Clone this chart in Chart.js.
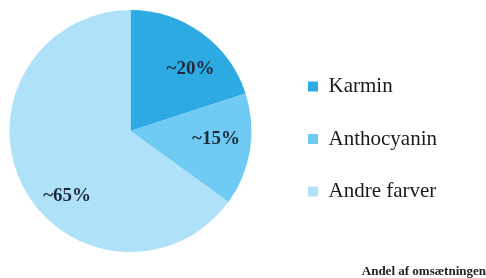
<!DOCTYPE html>
<html>
<head>
<meta charset="utf-8">
<script src="https://cdn.jsdelivr.net/npm/chart.js@4"></script>
<style>
  html, body { margin: 0; padding: 0; background: #fff; }
  #wrap { width: 486px; height: 278px; position: relative; }
</style>
</head>
<body>
<div id="wrap"><canvas id="pieChart"></canvas></div>
<script>
// chart data
const categories = ["Karmin", "Anthocyanin", "Andre farver"];
const shares = [20, 15, 65];
const sliceLabels = ["~20%", "~15%", "~65%"];
const sliceColors = ["#2eaae2", "#6fcbf3", "#afe1f9"];
const footText = "Andel af omsætningen";

// draws the ~xx% text inside each slice
const sliceText = {
  id: "sliceText",
  afterDatasetsDraw(chart, args, opts) {
    const ctx = chart.ctx;
    const arcs = chart.getDatasetMeta(0).data;
    ctx.save();
    ctx.font = opts.font;
    ctx.fillStyle = opts.color;
    ctx.textAlign = "center";
    ctx.textBaseline = "middle";
    arcs.forEach((arc, i) => {
      const p = arc.getProps(["x", "y", "startAngle", "endAngle", "outerRadius"], true);
      const a = p.startAngle + (p.endAngle - p.startAngle) * opts.along[i];
      const r = p.outerRadius * opts.radius[i];
      ctx.fillText(sliceLabels[i], p.x + Math.cos(a) * r, p.y + Math.sin(a) * r);
    });
    ctx.restore();
  }
};

// keep the pie on the left and move the legend a bit to the right
const legendSpot = {
  id: "legendSpot",
  beforeUpdate(chart, args, opts) {
    const legend = chart.legend;
    if (legend && !legend._fixed) {
      const fit = legend.fit;
      legend.fit = function () {
        fit.call(this);
        this.width = opts.width;
      };
      legend._fixed = true;
    }
  },
  afterLayout(chart, args, opts) {
    chart.legend.left += opts.dx;
    chart.legend.top += opts.dy;
  }
};

new Chart(document.getElementById("pieChart"), {
  type: "pie",
  data: {
    labels: categories,
    datasets: [{
      data: shares,
      backgroundColor: sliceColors,
      borderWidth: 0
    }]
  },
  plugins: [sliceText, legendSpot],
  options: {
    responsive: true,
    maintainAspectRatio: false,
    animation: false,
    layout: { padding: { top: 10, left: 0, right: 0, bottom: 0 } },
    plugins: {
      tooltip: { enabled: false },
      legend: {
        position: "right",
        align: "start",
        labels: {
          boxWidth: 10,
          boxHeight: 10,
          padding: 31.5,
          color: "#1a1a1a",
          font: { family: "Liberation Serif", size: 21 }
        }
      },
      legendSpot: { width: 225, dx: 15.5, dy: 34.5 },
      title: {
        display: true,
        text: footText,
        position: "bottom",
        align: "end",
        color: "#222",
        font: { family: "Liberation Serif", size: 13, lineHeight: 1 },
        padding: { top: 13, bottom: 0 }
      },
      sliceText: {
        font: "bold 19px 'Liberation Serif'",
        color: "#1c2b3a",
        along: [0.615, 0.43, 0.42],
        radius: [0.71, 0.71, 0.75]
      }
    }
  }
});
</script>
</body>
</html>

Given instruction: Leave the pictures out and output the rest of the listing exactly.

Response to the task:
Clone this chart in Chart.js.
<!DOCTYPE html>
<html>
<head>
<meta charset="utf-8">
<script src="https://cdn.jsdelivr.net/npm/chart.js@4"></script>
<style>
  html, body { margin: 0; padding: 0; background: #fff; }
  #wrap { width: 486px; height: 278px; position: relative; }
</style>
</head>
<body>
<div id="wrap"><canvas id="pieChart"></canvas></div>
<script>
// chart data
const categories = ["Karmin", "Anthocyanin", "Andre farver"];
const shares = [20, 15, 65];
const sliceLabels = ["~20%", "~15%", "~65%"];
const sliceColors = ["#2eaae2", "#6fcbf3", "#afe1f9"];
const footText = "Andel af omsætningen";

// draws the ~xx% text inside each slice
const sliceText = {
  id: "sliceText",
  afterDatasetsDraw(chart, args, opts) {
    const ctx = chart.ctx;
    const arcs = chart.getDatasetMeta(0).data;
    ctx.save();
    ctx.font = opts.font;
    ctx.fillStyle = opts.color;
    ctx.textAlign = "center";
    ctx.textBaseline = "middle";
    arcs.forEach((arc, i) => {
      const p = arc.getProps(["x", "y", "startAngle", "endAngle", "outerRadius"], true);
      const a = p.startAngle + (p.endAngle - p.startAngle) * opts.along[i];
      const r = p.outerRadius * opts.radius[i];
      ctx.fillText(sliceLabels[i], p.x + Math.cos(a) * r, p.y + Math.sin(a) * r);
    });
    ctx.restore();
  }
};

// keep the pie on the left and move the legend a bit to the right
const legendSpot = {
  id: "legendSpot",
  beforeUpdate(chart, args, opts) {
    const legend = chart.legend;
    if (legend && !legend._fixed) {
      const fit = legend.fit;
      legend.fit = function () {
        fit.call(this);
        this.width = opts.width;
      };
      legend._fixed = true;
    }
  },
  afterLayout(chart, args, opts) {
    chart.legend.left += opts.dx;
    chart.legend.top += opts.dy;
  }
};

new Chart(document.getElementById("pieChart"), {
  type: "pie",
  data: {
    labels: categories,
    datasets: [{
      data: shares,
      backgroundColor: sliceColors,
      borderWidth: 0
    }]
  },
  plugins: [sliceText, legendSpot],
  options: {
    responsive: true,
    maintainAspectRatio: false,
    animation: false,
    layout: { padding: { top: 10, left: 0, right: 0, bottom: 0 } },
    plugins: {
      tooltip: { enabled: false },
      legend: {
        position: "right",
        align: "start",
        labels: {
          boxWidth: 10,
          boxHeight: 10,
          padding: 31.5,
          color: "#1a1a1a",
          font: { family: "Liberation Serif", size: 21 }
        }
      },
      legendSpot: { width: 225, dx: 15.5, dy: 34.5 },
      title: {
        display: true,
        text: footText,
        position: "bottom",
        align: "end",
        color: "#222",
        font: { family: "Liberation Serif", size: 13, lineHeight: 1 },
        padding: { top: 13, bottom: 0 }
      },
      sliceText: {
        font: "bold 19px 'Liberation Serif'",
        color: "#1c2b3a",
        along: [0.615, 0.43, 0.42],
        radius: [0.71, 0.71, 0.75]
      }
    }
  }
});
</script>
</body>
</html>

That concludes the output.